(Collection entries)
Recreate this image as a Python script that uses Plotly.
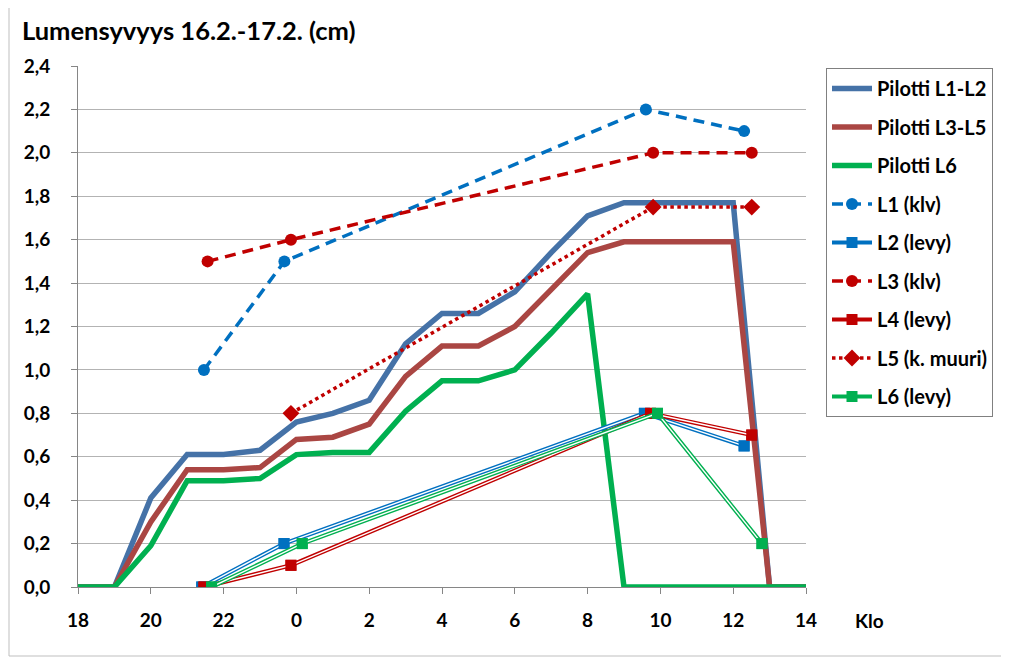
import plotly.graph_objects as go

# ---------------- data ----------------
hours = list(range(18, 39))  # 18:00 .. 14:00 next day (hours since midnight of day 1)
pilotti_l1_l2 = [0, 0, 0.41, 0.61, 0.61, 0.63, 0.76, 0.80, 0.86, 1.12, 1.26, 1.26, 1.36, 1.54, 1.71, 1.77, 1.77, 1.77, 1.77, 0, 0]
pilotti_l3_l5 = [0, 0, 0.30, 0.54, 0.54, 0.55, 0.68, 0.69, 0.75, 0.97, 1.11, 1.11, 1.20, 1.37, 1.54, 1.59, 1.59, 1.59, 1.59, 0, 0]
pilotti_l6 = [0, 0, 0.19, 0.49, 0.49, 0.50, 0.61, 0.62, 0.62, 0.81, 0.95, 0.95, 1.00, 1.17, 1.35, 0, 0, 0, 0, 0, 0]

l1_x = [21.46, 23.67, 33.60, 36.30]
l1_y = [1.0, 1.5, 2.2, 2.1]
l2_x = [21.40, 23.66, 33.56, 36.30]
l2_y = [0.0, 0.2, 0.8, 0.65]
l3_x = [21.56, 23.85, 33.80, 36.51]
l3_y = [1.5, 1.6, 2.0, 2.0]
l4_x = [21.46, 23.85, 33.73, 36.51]
l4_y = [0.0, 0.1, 0.8, 0.7]
l5_x = [23.85, 33.80, 36.51]
l5_y = [0.8, 1.75, 1.75]
l6_x = [21.67, 24.16, 33.92, 36.79]
l6_y = [0.0, 0.2, 0.8, 0.2]

x_tickvals = list(range(18, 39, 2))
x_ticktext = ["18", "20", "22", "0", "2", "4", "6", "8", "10", "12", "14"]
y_tickvals = [round(0.2 * i, 1) for i in range(13)]

title_text = "Lumensyvyys 16.2.-17.2. (cm)"
x_unit = "Klo"

# ---------------- styles ----------------
FONT = "Lato"
C_BLUE_THICK = "#4572A7"
C_RED_THICK = "#AA4643"
C_GREEN = "#00B050"
C_BLUE = "#0070C0"
C_RED = "#C00000"

fig = go.Figure()

def thick(name, y, color):
    fig.add_trace(go.Scatter(x=hours, y=y, mode="lines", name=name, legendgroup=name,
                             line=dict(color=color, width=5.5)))

thick("Pilotti L1-L2", pilotti_l1_l2, C_BLUE_THICK)
thick("Pilotti L3-L5", pilotti_l3_l5, C_RED_THICK)
thick("Pilotti L6", pilotti_l6, C_GREEN)

def dashed(name, x, y, color, dash, symbol, size):
    fig.add_trace(go.Scatter(x=x, y=y, mode="lines+markers", name=name, legendgroup=name,
                             line=dict(color=color, width=3.5, dash=dash),
                             marker=dict(symbol=symbol, size=size, color=color)))

def double(name, x, y, color):
    fig.add_trace(go.Scatter(x=x, y=y, mode="lines+markers", name=name, legendgroup=name,
                             line=dict(color=color, width=4.2),
                             marker=dict(symbol="square", size=11, color=color)))
    fig.add_trace(go.Scatter(x=x, y=y, mode="lines", showlegend=False, legendgroup=name,
                             hoverinfo="skip", line=dict(color="white", width=1.4)))
    fig.add_trace(go.Scatter(x=x, y=y, mode="markers", showlegend=False, legendgroup=name,
                             hoverinfo="skip", marker=dict(symbol="square", size=11, color=color)))

dashed("L1 (klv)", l1_x, l1_y, C_BLUE, "11px,7px", "circle", 12)
double("L2 (levy)", l2_x, l2_y, C_BLUE)
dashed("L3 (klv)", l3_x, l3_y, C_RED, "11px,7px", "circle", 12)
double("L4 (levy)", l4_x, l4_y, C_RED)
dashed("L5 (k. muuri)", l5_x, l5_y, C_RED, "dot", "diamond", 13)
double("L6 (levy)", l6_x, l6_y, C_GREEN)

# page body has an 8px margin; work in screen pixels and convert
OFF = 8
W, H = 1009 - OFF, 661 - OFF
L, T = 78 - OFF, 66 - OFF
R = W - (806 - OFF)
B = H - (587 - OFF)
pw, ph = W - L - R, H - T - B

def px(xs):
    return (xs - OFF - L) / pw

def py(ys):
    return (H - B - (ys - OFF)) / ph

fig.update_layout(
    width=W, height=H,
    margin=dict(l=L, r=R, t=T, b=B),
    paper_bgcolor="white", plot_bgcolor="white",
    separators=", ",
    font=dict(family=FONT, size=16, color="black"),
    showlegend=True,
    legend=dict(x=px(826), y=py(68), xanchor="left", yanchor="top",
                bordercolor="#808080", borderwidth=1, bgcolor="white",
                font=dict(family=FONT, size=20, color="black", weight="bold"),
                tracegroupgap=9.5, itemwidth=40, traceorder="grouped"),
    xaxis=dict(range=[18, 38], tickvals=x_tickvals, ticktext=x_ticktext,
               showgrid=False, zeroline=False, showline=True, linecolor="#868686", linewidth=1,
               ticks="outside", ticklen=6, tickcolor="#868686",
               tickfont=dict(family=FONT, size=19, color="black", weight="bold"),
               ticklabelstandoff=10),
    yaxis=dict(range=[0, 2.4], tickvals=y_tickvals, tickformat=".1f",
               showgrid=True, gridcolor="#B3B3B3", gridwidth=1,
               zeroline=False, showline=True, linecolor="#868686", linewidth=1,
               ticks="outside", ticklen=6, tickcolor="#868686",
               tickfont=dict(family=FONT, size=19, color="black", weight="bold"),
               ticklabelstandoff=17),
    shapes=[dict(type="rect", xref="paper", yref="paper",
                 x0=px(9), x1=px(1004), y0=py(656), y1=py(4),
                 line=dict(color="#BFBFBF", width=1), layer="below")],
    annotations=[
        dict(text=title_text, xref="paper", yref="paper", x=px(20), y=py(30),
             xanchor="left", yanchor="middle", showarrow=False,
             font=dict(family=FONT, size=25.5, color="black", weight="bold")),
        dict(text=x_unit, xref="paper", yref="paper", x=px(870), y=py(620),
             xanchor="center", yanchor="middle", showarrow=False,
             font=dict(family=FONT, size=19, color="black", weight="bold")),
    ],
)

fig.write_html("out.html")
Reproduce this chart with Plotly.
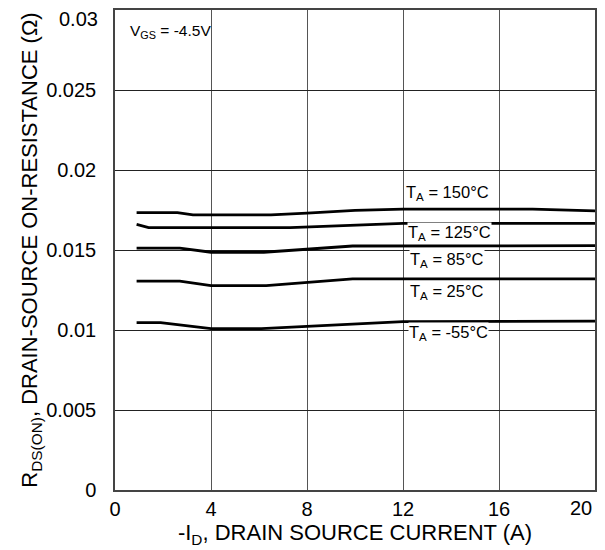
import plotly.graph_objects as go

# Data
id_150 = [0.9, 2.6, 3.25, 6.5, 8.0, 10.0, 12.0, 17.4, 20.0]
r_150 = [0.01733, 0.01733, 0.01720, 0.01720, 0.01731, 0.01748, 0.01756, 0.01756, 0.01744]

id_125 = [0.9, 1.4, 7.3, 12.0, 20.0]
r_125 = [0.01660, 0.01640, 0.01640, 0.01667, 0.01667]

id_85 = [0.9, 2.7, 4.0, 6.2, 9.9, 20.0]
r_85 = [0.01512, 0.01512, 0.01486, 0.01486, 0.01525, 0.01527]

id_25 = [0.9, 2.7, 4.0, 6.3, 9.9, 20.0]
r_25 = [0.01306, 0.01306, 0.01277, 0.01277, 0.01319, 0.01319]

id_m55 = [0.9, 1.9, 4.0, 6.1, 12.0, 20.0]
r_m55 = [0.01046, 0.01046, 0.01008, 0.01008, 0.01052, 0.01056]

series = [
    ("T<sub>A</sub> = 150°C", id_150, r_150, 13.85, 0.01856),
    ("T<sub>A</sub> = 125°C", id_125, r_125, 13.95, 0.01604),
    ("T<sub>A</sub> = 85°C", id_85, r_85, 13.85, 0.01437),
    ("T<sub>A</sub> = 25°C", id_25, r_25, 13.85, 0.01240),
    ("T<sub>A</sub> = -55°C", id_m55, r_m55, 13.9, 0.00979),
]

x_ticks = [0, 4, 8, 12, 16, 20]
x_tick_text = ["0", "4", "8", "12", "16", "20"]
y_ticks = [0, 0.005, 0.01, 0.015, 0.02, 0.025, 0.03]
y_tick_text = ["0", "0.005", "0.01", "0.015", "0.02", "0.025", "0.03"]

FONT = "Liberation Sans, Arial, sans-serif"

fig = go.Figure()
for name, xs, ys, lx, ly in series:
    fig.add_trace(go.Scatter(x=xs, y=ys, mode="lines", name=name,
                             line=dict(color="black", width=2.8),
                             showlegend=False, hoverinfo="skip"))

annotations = []
for name, xs, ys, lx, ly in series:
    annotations.append(dict(x=lx, y=ly, xref="x", yref="y", text=name,
                            showarrow=False, bgcolor="white",
                            font=dict(size=16.5, color="black", family=FONT),
                            borderpad=0))
annotations.append(dict(x=0.55, y=0.02865, xref="x", yref="y",
                        text="V<sub>GS</sub> = -4.5V", showarrow=False,
                        xanchor="left", font=dict(size=15.5, color="black", family=FONT)))
# end tick labels, nudged inside the page like in the reference
annotations.append(dict(x=0, y=y_ticks[-1], xref="paper", yref="y",
                        text=y_tick_text[-1], showarrow=False,
                        xanchor="right", yanchor="middle", xshift=-15, yshift=-9,
                        font=dict(size=20, color="black", family=FONT)))
annotations.append(dict(x=x_ticks[-1], y=0, xref="x", yref="paper",
                        text=x_tick_text[-1], showarrow=False,
                        xanchor="right", yanchor="middle", xshift=-1, yshift=-18,
                        font=dict(size=20, color="black", family=FONT)))

# page body has an 8px margin: figure is offset so the plot sits where the reference has it
fig.update_layout(
    width=589, height=541,
    margin=dict(l=107, r=2, t=2, b=59, autoexpand=False),
    paper_bgcolor="white", plot_bgcolor="white",
    font=dict(family=FONT, color="black", size=20),
    annotations=annotations,
    xaxis=dict(range=[0, 20], tickvals=x_ticks[:-1], ticktext=x_tick_text[:-1],
               showgrid=True, automargin=False,
               gridcolor="#555555", gridwidth=1, zeroline=False,
               showline=True, linecolor="#444444", linewidth=1.5, mirror=True,
               ticks="", ticklabelstandoff=0, tickfont=dict(size=20),
               title=dict(text="-I<sub>D</sub>, DRAIN SOURCE CURRENT (A)",
                          font=dict(size=22), standoff=6)),
    yaxis=dict(range=[0, 0.03], tickvals=y_ticks[:-1], ticktext=y_tick_text[:-1],
               showgrid=True, automargin=False,
               gridcolor="#222222", gridwidth=1, zeroline=False,
               showline=True, linecolor="#444444", linewidth=1.5, mirror=True,
               ticks="", ticklabelstandoff=13, tickfont=dict(size=20),
               title=dict(text="R<sub>DS(ON)</sub>, DRAIN-SOURCE ON-RESISTANCE (Ω)",
                          font=dict(size=22), standoff=2)),
)

fig.write_html("out.html")
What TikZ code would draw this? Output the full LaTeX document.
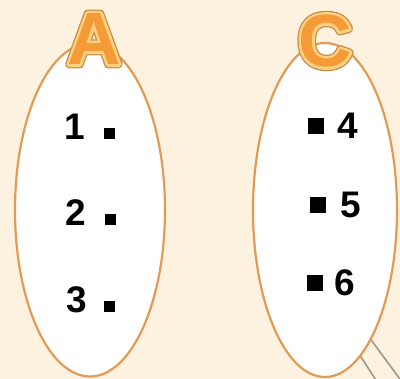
\documentclass[tikz,border=0pt]{standalone}
\usepackage{fontspec}
\setmainfont{Liberation Sans}
\usetikzlibrary{shapes.geometric}
\definecolor{bg}{HTML}{FCF2DF}
\definecolor{edge}{HTML}{E39A55}
\definecolor{letfill}{HTML}{F49B38}
\definecolor{handle}{HTML}{9C9A84}
\newcommand{\darkrim}[1]{\special{pdf:literal direct 2 Tr 8 w 1 j 0.80 0.55 0.30 RG}#1\special{pdf:literal direct 0 Tr}}
\newcommand{\lightrim}[1]{\special{pdf:literal direct 2 Tr 5.4 w 1 j 0.98 0.82 0.50 RG}#1\special{pdf:literal direct 0 Tr}}
\begin{document}
\begin{tikzpicture}[x=1pt,y=-1pt,
  oval/.style={ellipse, draw=edge, line width=2.2pt, fill=white, inner sep=0pt},
  num/.style={font=\fontsize{37}{37}\selectfont\bfseries, inner sep=0pt},
  sqs/.style={fill=black, inner sep=0pt, minimum size=11pt},
  sqb/.style={fill=black, inner sep=0pt, minimum size=16pt},
  big/.style={font=\fontsize{74}{74}\selectfont\bfseries, inner sep=0pt, text=letfill}]
\fill[bg] (0,0) rectangle (400,379);
\useasboundingbox (0,0) rectangle (400,379);
% handle lines behind the right oval
\coordinate (h1a) at (345,332); \coordinate (h1b) at (381,388);
\coordinate (h2a) at (355,318); \coordinate (h2b) at (405,386);
\draw[handle, line width=1.6pt] (h1a) -- (h1b);
\draw[handle, line width=1.6pt] (h2a) -- (h2b);
% ovals
\node[oval, minimum width=150pt, minimum height=333pt] (ovA) at (90,210) {};
\node[oval, minimum width=144pt, minimum height=334pt] (ovC) at (325,210) {};
% letters
\node[big] (LAd) at (94,39) {\darkrim{A}};
\node[big] (LAl) at (94,39) {\lightrim{A}};
\node[big] (LA) at (94,39) {A};
\node[big] (LCd) at (325,41) {\darkrim{C}};
\node[big] (LCl) at (325,41) {\lightrim{C}};
\node[big] (LC) at (325,41) {C};
% left items
\node[num] (n1) at (75,127) {1};
\node[sqs] (s1) at (109,134) {};
\node[num] (n2) at (76,213) {2};
\node[sqs] (s2) at (110,220) {};
\node[num] (n3) at (77,300) {3};
\node[sqs] (s3) at (109,307) {};
% right items
\node[sqb] (s4) at (316,126) {};
\node[num] (n4) at (348,126) {4};
\node[sqb] (s5) at (318,205) {};
\node[num] (n5) at (351,205) {5};
\node[sqb] (s6) at (315,283) {};
\node[num] (n6) at (345,283) {6};
\end{tikzpicture}
\end{document}
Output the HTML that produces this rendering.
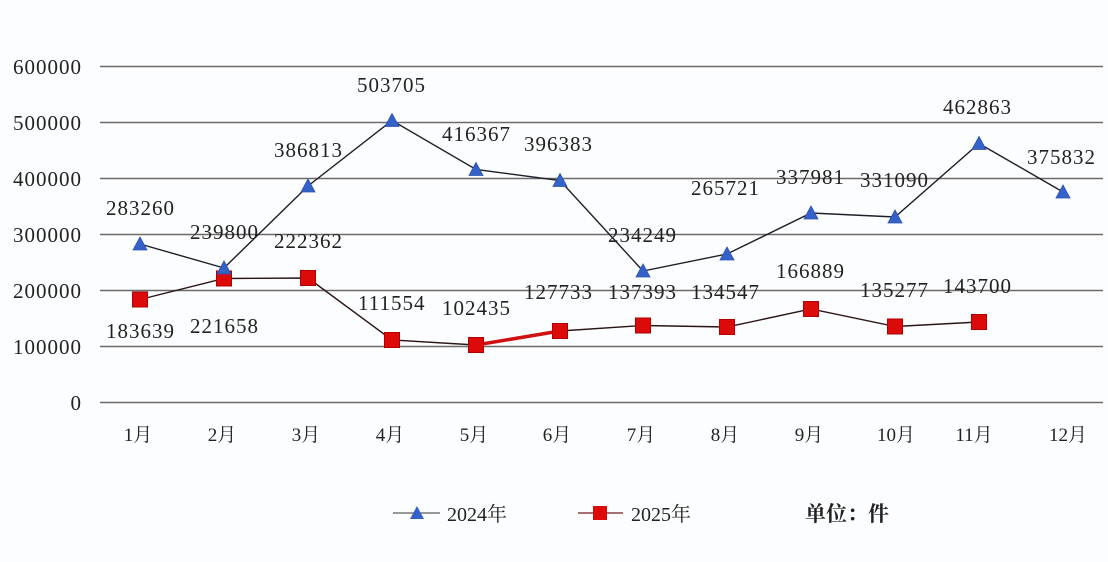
<!DOCTYPE html>
<html><head><meta charset="utf-8"><style>
html,body{margin:0;padding:0;background:#fcfdfe;}
svg{display:block;}
.t{font-family:"Liberation Serif","Noto Serif CJK SC",serif;fill:#222;font-size:21px;letter-spacing:1px;}
.m{font-family:"Liberation Serif","Noto Serif CJK SC",serif;fill:#222;font-size:19px;}
</style></head><body>
<svg width="1108" height="562" viewBox="0 0 1108 562" xmlns="http://www.w3.org/2000/svg">
<rect width="1108" height="562" fill="#fcfdfe"/>
<g stroke="#6b6b6b" stroke-width="1.6">
<line x1="100" y1="66.5" x2="1103" y2="66.5"/>
<line x1="100" y1="122.5" x2="1103" y2="122.5"/>
<line x1="100" y1="178.5" x2="1103" y2="178.5"/>
<line x1="100" y1="234.5" x2="1103" y2="234.5"/>
<line x1="100" y1="290.5" x2="1103" y2="290.5"/>
<line x1="100" y1="346.5" x2="1103" y2="346.5"/>
<line x1="100" y1="402.5" x2="1103" y2="402.5"/>
</g>
<g class="t" text-anchor="end">
<text x="82" y="74">600000</text>
<text x="82" y="130">500000</text>
<text x="82" y="186">400000</text>
<text x="82" y="242">300000</text>
<text x="82" y="298">200000</text>
<text x="82" y="354">100000</text>
<text x="82" y="410">0</text>
</g>
<g class="m" text-anchor="middle">
<text x="138" y="441">1月</text>
<text x="222" y="441">2月</text>
<text x="306" y="441">3月</text>
<text x="390" y="441">4月</text>
<text x="474" y="441">5月</text>
<text x="557" y="441">6月</text>
<text x="641" y="441">7月</text>
<text x="725" y="441">8月</text>
<text x="809" y="441">9月</text>
<text x="896" y="441">10月</text>
<text x="974" y="441">11月</text>
<text x="1068" y="441">12月</text>
</g>
<!-- 2024 line -->
<polyline fill="none" stroke="#1e1e2a" stroke-width="1.4" points="140,244 224,268 308,186 392,120.5 476,169.5 560,180.5 643,271 727,254 811,213 895,217 979,143.5 1063,192"/>
<!-- 2025 line -->
<polyline fill="none" stroke="#2a1515" stroke-width="1.4" points="140,299.5 224,278.5 308,278 392,340 476,345 560,331 643,325.5 727,327 811,309 895,326.5 979,322"/>
<line x1="476" y1="345" x2="560" y2="331" stroke="#d01010" stroke-width="3.5"/>
<g fill="#dd0a0a" stroke="#b00000" stroke-width="1">
<rect x="132.5" y="292" width="15" height="15"/>
<rect x="216.5" y="271" width="15" height="15"/>
<rect x="300.5" y="270.5" width="15" height="15"/>
<rect x="384.5" y="332.5" width="15" height="15"/>
<rect x="468.5" y="337.5" width="15" height="15"/>
<rect x="552.5" y="323.5" width="15" height="15"/>
<rect x="635.5" y="318" width="15" height="15"/>
<rect x="719.5" y="319.5" width="15" height="15"/>
<rect x="803.5" y="301.5" width="15" height="15"/>
<rect x="887.5" y="319" width="15" height="15"/>
<rect x="971.5" y="314.5" width="15" height="15"/>
</g>
<g fill="#3562c8" stroke="#2a50b0" stroke-width="0.8">
<polygon points="140,237 147,250 133,250"/>
<polygon points="224,261 231,274 217,274"/>
<polygon points="308,179 315,192 301,192"/>
<polygon points="392,113.5 399,126.5 385,126.5"/>
<polygon points="476,162.5 483,175.5 469,175.5"/>
<polygon points="560,173.5 567,186.5 553,186.5"/>
<polygon points="643,264 650,277 636,277"/>
<polygon points="727,247 734,260 720,260"/>
<polygon points="811,206 818,219 804,219"/>
<polygon points="895,210 902,223 888,223"/>
<polygon points="979,136.5 986,149.5 972,149.5"/>
<polygon points="1063,185 1070,198 1056,198"/>
</g>
<g class="t">
<text x="106" y="215">283260</text>
<text x="190" y="239">239800</text>
<text x="274" y="157">386813</text>
<text x="357" y="92">503705</text>
<text x="442" y="141">416367</text>
<text x="524" y="151">396383</text>
<text x="608" y="242">234249</text>
<text x="691" y="195">265721</text>
<text x="776" y="184">337981</text>
<text x="860" y="187">331090</text>
<text x="943" y="114">462863</text>
<text x="1027" y="164">375832</text>
<text x="106" y="338">183639</text>
<text x="190" y="333">221658</text>
<text x="274" y="248">222362</text>
<text x="358" y="310">111554</text>
<text x="442" y="315">102435</text>
<text x="524" y="299">127733</text>
<text x="608" y="299">137393</text>
<text x="691" y="299">134547</text>
<text x="776" y="278">166889</text>
<text x="860" y="297">135277</text>
<text x="943" y="293">143700</text>
</g>
<!-- legend -->
<line x1="393" y1="513" x2="440" y2="513" stroke="#777" stroke-width="1.5"/>
<polygon points="417,506 424,519 410,519" fill="#3562c8"/>
<text class="m" x="447" y="521" style="font-size:20px">2024年</text>
<line x1="578" y1="513" x2="623" y2="513" stroke="#8a4040" stroke-width="1.5"/>
<rect x="593" y="506" width="14" height="14" fill="#dd0a0a"/>
<text class="m" x="631" y="521" style="font-size:20px">2025年</text>
<text x="805" y="521" style="font-family:'Noto Serif CJK SC','Noto Sans CJK SC',serif;font-weight:700;font-size:21px;fill:#222">单位：件</text>
</svg>
</body></html>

- **YOUR INSTRUCTIONS**: Reproduce only the lines from the beginning of the data through the line that contains "0, 0, 0, 0, 0]", both included, and please drop the pictures.

- **EXERCISE OUTPUT**:
Recreate this image as a Python script that uses Plotly.
import plotly.graph_objects as go

# ---------------- data ----------------
hours = list(range(18, 39))  # 18:00 .. 14:00 next day (hours since midnight of day 1)
pilotti_l1_l2 = [0, 0, 0.41, 0.61, 0.61, 0.63, 0.76, 0.80, 0.86, 1.12, 1.26, 1.26, 1.36, 1.54, 1.71, 1.77, 1.77, 1.77, 1.77, 0, 0]
pilotti_l3_l5 = [0, 0, 0.30, 0.54, 0.54, 0.55, 0.68, 0.69, 0.75, 0.97, 1.11, 1.11, 1.20, 1.37, 1.54, 1.59, 1.59, 1.59, 1.59, 0, 0]
pilotti_l6 = [0, 0, 0.19, 0.49, 0.49, 0.50, 0.61, 0.62, 0.62, 0.81, 0.95, 0.95, 1.00, 1.17, 1.35, 0, 0, 0, 0, 0, 0]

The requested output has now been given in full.